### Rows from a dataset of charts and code
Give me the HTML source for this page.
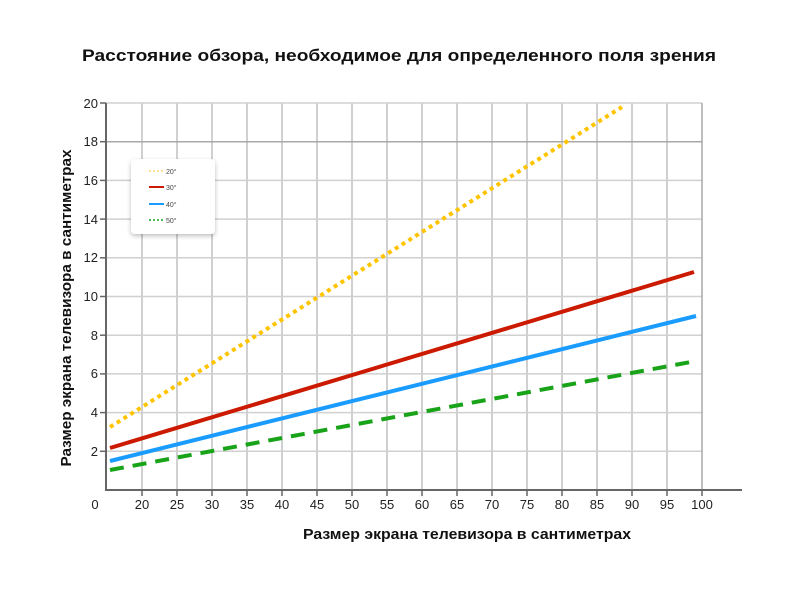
<!DOCTYPE html>
<html><head><meta charset="utf-8"><style>
body{margin:0;background:#fff;}
svg text{font-family:"Liberation Sans",sans-serif;}
</style></head><body>
<svg width="800" height="600" xmlns="http://www.w3.org/2000/svg">
<rect width="800" height="600" fill="#fff"/>
<text x="399" y="61" text-anchor="middle" font-size="17" font-weight="bold" fill="#111" textLength="634" lengthAdjust="spacingAndGlyphs">Расстояние обзора, необходимое для определенного поля зрения</text>
<g stroke="#d0d0d0" stroke-width="2">
<line x1="142" y1="103" x2="142" y2="490"/><line x1="177" y1="103" x2="177" y2="490"/><line x1="212" y1="103" x2="212" y2="490"/><line x1="247" y1="103" x2="247" y2="490"/><line x1="282" y1="103" x2="282" y2="490"/><line x1="317" y1="103" x2="317" y2="490"/><line x1="352" y1="103" x2="352" y2="490"/><line x1="387" y1="103" x2="387" y2="490"/><line x1="422" y1="103" x2="422" y2="490"/><line x1="457" y1="103" x2="457" y2="490"/><line x1="492" y1="103" x2="492" y2="490"/><line x1="527" y1="103" x2="527" y2="490"/><line x1="562" y1="103" x2="562" y2="490"/><line x1="597" y1="103" x2="597" y2="490"/><line x1="632" y1="103" x2="632" y2="490"/><line x1="667" y1="103" x2="667" y2="490"/>
</g>
<g stroke="#d0d0d0" stroke-width="1.5">
<line x1="106" y1="103" x2="702" y2="103"/><line x1="106" y1="180.4" x2="702" y2="180.4"/><line x1="106" y1="219.1" x2="702" y2="219.1"/><line x1="106" y1="257.8" x2="702" y2="257.8"/><line x1="106" y1="296.5" x2="702" y2="296.5"/><line x1="106" y1="335.2" x2="702" y2="335.2"/><line x1="106" y1="373.9" x2="702" y2="373.9"/><line x1="106" y1="412.6" x2="702" y2="412.6"/><line x1="106" y1="451.3" x2="702" y2="451.3"/>
</g>
<line x1="106" y1="141.7" x2="702" y2="141.7" stroke="#a8a8a8" stroke-width="1.5"/>
<line x1="702" y1="103" x2="702" y2="490" stroke="#a8a8a8" stroke-width="1.5"/>
<line x1="106" y1="103" x2="106" y2="491" stroke="#666" stroke-width="2"/>
<line x1="105" y1="490" x2="742" y2="490" stroke="#666" stroke-width="2"/>
<g stroke="#666" stroke-width="1.5">
<line x1="100" y1="103" x2="106" y2="103"/><line x1="100" y1="141.7" x2="106" y2="141.7"/><line x1="100" y1="180.4" x2="106" y2="180.4"/><line x1="100" y1="219.1" x2="106" y2="219.1"/><line x1="100" y1="257.8" x2="106" y2="257.8"/><line x1="100" y1="296.5" x2="106" y2="296.5"/><line x1="100" y1="335.2" x2="106" y2="335.2"/><line x1="100" y1="373.9" x2="106" y2="373.9"/><line x1="100" y1="412.6" x2="106" y2="412.6"/><line x1="100" y1="451.3" x2="106" y2="451.3"/>
<line x1="142" y1="490" x2="142" y2="496"/><line x1="177" y1="490" x2="177" y2="496"/><line x1="212" y1="490" x2="212" y2="496"/><line x1="247" y1="490" x2="247" y2="496"/><line x1="282" y1="490" x2="282" y2="496"/><line x1="317" y1="490" x2="317" y2="496"/><line x1="352" y1="490" x2="352" y2="496"/><line x1="387" y1="490" x2="387" y2="496"/><line x1="422" y1="490" x2="422" y2="496"/><line x1="457" y1="490" x2="457" y2="496"/><line x1="492" y1="490" x2="492" y2="496"/><line x1="527" y1="490" x2="527" y2="496"/><line x1="562" y1="490" x2="562" y2="496"/><line x1="597" y1="490" x2="597" y2="496"/><line x1="632" y1="490" x2="632" y2="496"/><line x1="667" y1="490" x2="667" y2="496"/><line x1="702" y1="490" x2="702" y2="496"/>
</g>
<g font-size="13" fill="#222" text-anchor="end">
<text x="98" y="108">20</text><text x="98" y="146">18</text><text x="98" y="185">16</text><text x="98" y="224">14</text><text x="98" y="262">12</text><text x="98" y="301">10</text><text x="98" y="340">8</text><text x="98" y="378">6</text><text x="98" y="417">4</text><text x="98" y="456">2</text>
</g>
<g font-size="13" fill="#222" text-anchor="middle">
<text x="95" y="509">0</text><text x="142" y="509">20</text><text x="177" y="509">25</text><text x="212" y="509">30</text><text x="247" y="509">35</text><text x="282" y="509">40</text><text x="317" y="509">45</text><text x="352" y="509">50</text><text x="387" y="509">55</text><text x="422" y="509">60</text><text x="457" y="509">65</text><text x="492" y="509">70</text><text x="527" y="509">75</text><text x="562" y="509">80</text><text x="597" y="509">85</text><text x="632" y="509">90</text><text x="667" y="509">95</text><text x="702" y="509">100</text>
</g>
<text x="467" y="539" text-anchor="middle" font-size="14.5" font-weight="bold" fill="#111" textLength="328" lengthAdjust="spacingAndGlyphs">Размер экрана телевизора в сантиметрах</text>
<text transform="translate(71,308) rotate(-90)" text-anchor="middle" font-size="14.5" font-weight="bold" fill="#111" textLength="317" lengthAdjust="spacingAndGlyphs">Размер экрана телевизора в сантиметрах</text>
<line x1="110" y1="427" x2="622" y2="107" stroke="#ffc400" stroke-width="4" stroke-dasharray="4,4"/>
<line x1="110" y1="448" x2="694" y2="272" stroke="#cc1a00" stroke-width="4"/>
<line x1="110" y1="461" x2="696" y2="316" stroke="#1a9cff" stroke-width="4"/>
<line x1="110" y1="470" x2="696" y2="361" stroke="#19a319" stroke-width="4" stroke-dasharray="14,9"/>
<defs><filter id="sh" x="-20%" y="-20%" width="140%" height="150%"><feDropShadow dx="0" dy="2" stdDeviation="2.5" flood-color="#000" flood-opacity="0.25"/></filter></defs>
<rect x="131" y="159" width="84" height="75" rx="4" fill="#fff" filter="url(#sh)"/>
<line x1="149" y1="171" x2="164" y2="171" stroke="#ffd966" stroke-width="1.5" stroke-dasharray="2,2"/>
<line x1="149" y1="187" x2="164" y2="187" stroke="#cc1a00" stroke-width="2"/>
<line x1="149" y1="204" x2="164" y2="204" stroke="#1a9cff" stroke-width="2"/>
<line x1="149" y1="220" x2="164" y2="220" stroke="#19a319" stroke-width="1.5" stroke-dasharray="2,2"/>
<g font-size="7" fill="#444"><text x="166" y="174">20°</text><text x="166" y="190">30°</text><text x="166" y="207">40°</text><text x="166" y="223">50°</text></g>
</svg>
</body></html>
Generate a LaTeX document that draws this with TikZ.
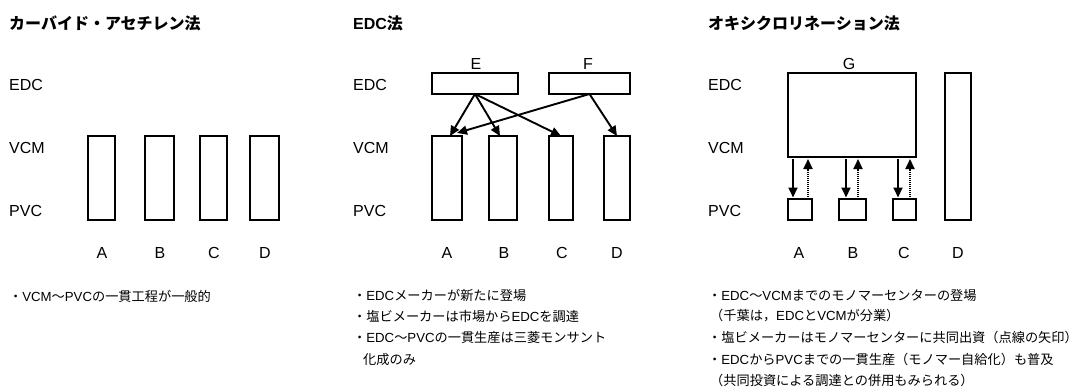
\documentclass[tikz,border=0pt]{standalone}
\usepackage{fontspec}
\setmainfont{Liberation Sans}
\newfontfamily\jp{Noto Sans CJK JP}
\newfontfamily\latf{Liberation Sans}
\newcommand\La[1]{{\latf #1}}
\usetikzlibrary{arrows.meta,calc}
\begin{document}
\begin{tikzpicture}[x=1pt,y=-1pt,
  box/.style={draw, line width=1.9pt, inner sep=0pt, outer sep=0pt},
  lvl/.style={anchor=west, font=\fontsize{16}{19}\selectfont, inner sep=0pt},
  col/.style={font=\fontsize{16}{19}\selectfont, inner sep=0pt},
  ttl/.style={anchor=west, font=\jp\bfseries\fontsize{16}{19}\selectfont, inner sep=0pt},
  note/.style={anchor=west, font=\jp\fontsize{13.2}{16}\selectfont, inner sep=0pt},
  arr/.style={line width=1.9pt, -{Triangle[length=10pt,width=9pt]}},
  darr/.style={arr, dash pattern=on 1pt off 1pt}]
\useasboundingbox (0,0) rectangle (1078,386);

% ---------- Panel 1 ----------
\node[ttl] (t1) at (9,23) {カーバイド・アセチレン法};
\node[lvl] (e1) at (9,85) {EDC};
\node[lvl] (v1) at (9,148) {VCM};
\node[lvl] (p1) at (9,211) {PVC};
\node[box, minimum width=27pt, minimum height=84pt] (a1) at (101.5,178) {};
\node[box, minimum width=29pt, minimum height=84pt] (b1) at (159.5,178) {};
\node[box, minimum width=27pt, minimum height=84pt] (c1) at (213.5,178) {};
\node[box, minimum width=29pt, minimum height=84pt] (d1) at (264.5,178) {};
\node[col] (la1) at (102,253) {A};
\node[col] (lb1) at (160,253) {B};
\node[col] (lc1) at (214,253) {C};
\node[col] (ld1) at (265,253) {D};
\node[note] (n1a) at (9,296) {・\La{VCM}〜\La{PVC}の一貫工程が一般的};

% ---------- Panel 2 ----------
\node[ttl, font=\bfseries\fontsize{16}{19}\selectfont] (t2) at (353,23) {EDC{\jp 法}};
\node[lvl] (e2) at (353,85) {EDC};
\node[lvl] (v2) at (353,148) {VCM};
\node[lvl] (p2) at (353,211) {PVC};
\node[box, minimum width=86pt, minimum height=21pt] (E) at (475,83.5) {};
\node[box, minimum width=81pt, minimum height=21pt] (F) at (589.5,83.5) {};
\node[col] (lE) at (476,64) {E};
\node[col] (lF) at (588,64) {F};
\node[box, minimum width=30pt, minimum height=84pt] (a2) at (447,178) {};
\node[box, minimum width=28pt, minimum height=84pt] (b2) at (503,178) {};
\node[box, minimum width=24pt, minimum height=84pt] (c2) at (561,178) {};
\node[box, minimum width=26pt, minimum height=84pt] (d2) at (617,178) {};
\draw[arr] (E.south) -- ($(a2.north)+(3,0)$);
\draw[arr] (E.south) -- ($(b2.north)+(-3,0)$);
\draw[arr] (E.south) -- (c2.north);
\draw[arr] (F.south) -- ($(a2.north)+(10,-3)$);
\draw[arr] (F.south) -- (d2.north);
\node[col] (la2) at (447,253) {A};
\node[col] (lb2) at (504,253) {B};
\node[col] (lc2) at (562,253) {C};
\node[col] (ld2) at (617,253) {D};
\node[note] (n2a) at (353,295) {・\La{EDC}メーカーが新たに登場};
\node[note] (n2b) at (353,316) {・塩ビメーカーは市場から\La{EDC}を調達};
\node[note] (n2c) at (353,337) {・\La{EDC}〜\La{PVC}の一貫生産は三菱モンサント};
\node[note] (n2d) at (363,360) {化成のみ};

% ---------- Panel 3 ----------
\node[ttl] (t3) at (708,23) {オキシクロリネーション法};
\node[lvl] (e3) at (708,85) {EDC};
\node[lvl] (v3) at (708,148) {VCM};
\node[lvl] (p3) at (708,211) {PVC};
\node[box, minimum width=128pt, minimum height=84pt] (G) at (852,115) {};
\node[col] (lG) at (849,64) {G};
\node[box, minimum width=26pt, minimum height=147pt] (d3) at (958,146.5) {};
\node[box, minimum width=24pt, minimum height=21pt] (a3) at (800,209.5) {};
\node[box, minimum width=27pt, minimum height=21pt] (b3) at (852.5,209.5) {};
\node[box, minimum width=23pt, minimum height=21pt] (c3) at (904.5,209.5) {};
\coordinate (a3d) at ($(a3.north west)+(5,0)$);
\coordinate (a3u) at ($(a3.north west)+(20,0)$);
\coordinate (b3d) at ($(b3.north west)+(7,0)$);
\coordinate (b3u) at ($(b3.north west)+(19,0)$);
\coordinate (c3d) at ($(c3.north west)+(5,0)$);
\coordinate (c3u) at ($(c3.north west)+(17,0)$);
\draw[arr, shorten >=1.5pt] ($(a3d |- G.south)+(0,2)$) -- (a3d);
\draw[darr, shorten >=2pt] (a3u) -- (a3u |- G.south);
\draw[arr, shorten >=1.5pt] ($(b3d |- G.south)+(0,2)$) -- (b3d);
\draw[darr, shorten >=2pt] (b3u) -- (b3u |- G.south);
\draw[arr, shorten >=1.5pt] ($(c3d |- G.south)+(0,2)$) -- (c3d);
\draw[darr, shorten >=2pt] (c3u) -- (c3u |- G.south);
\node[col] (la3) at (799,253) {A};
\node[col] (lb3) at (853,253) {B};
\node[col] (lc3) at (904,253) {C};
\node[col] (ld3) at (958,253) {D};
\node[note] (n3a) at (708,296) {・\La{EDC}〜\La{VCM}までのモノマーセンターの登場};
\node[note] (n3b) at (710,316) {（千葉は，\La{EDC}と\La{VCM}が分業）};
\node[note] (n3c) at (708,337) {・塩ビメーカーはモノマーセンターに共同出資（点線の矢印）};
\node[note] (n3d) at (708,359) {・\La{EDC}から\La{PVC}までの一貫生産（モノマー自給化）も普及};
\node[note] (n3e) at (710,380) {（共同投資による調達との併用もみられる）};
\end{tikzpicture}
\end{document}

### Short task
Scan the material above for the string "this" and report each line where you find it.

### Exercise response
Give me the HTML source for this page.
Generate a LaTeX document that draws this with TikZ.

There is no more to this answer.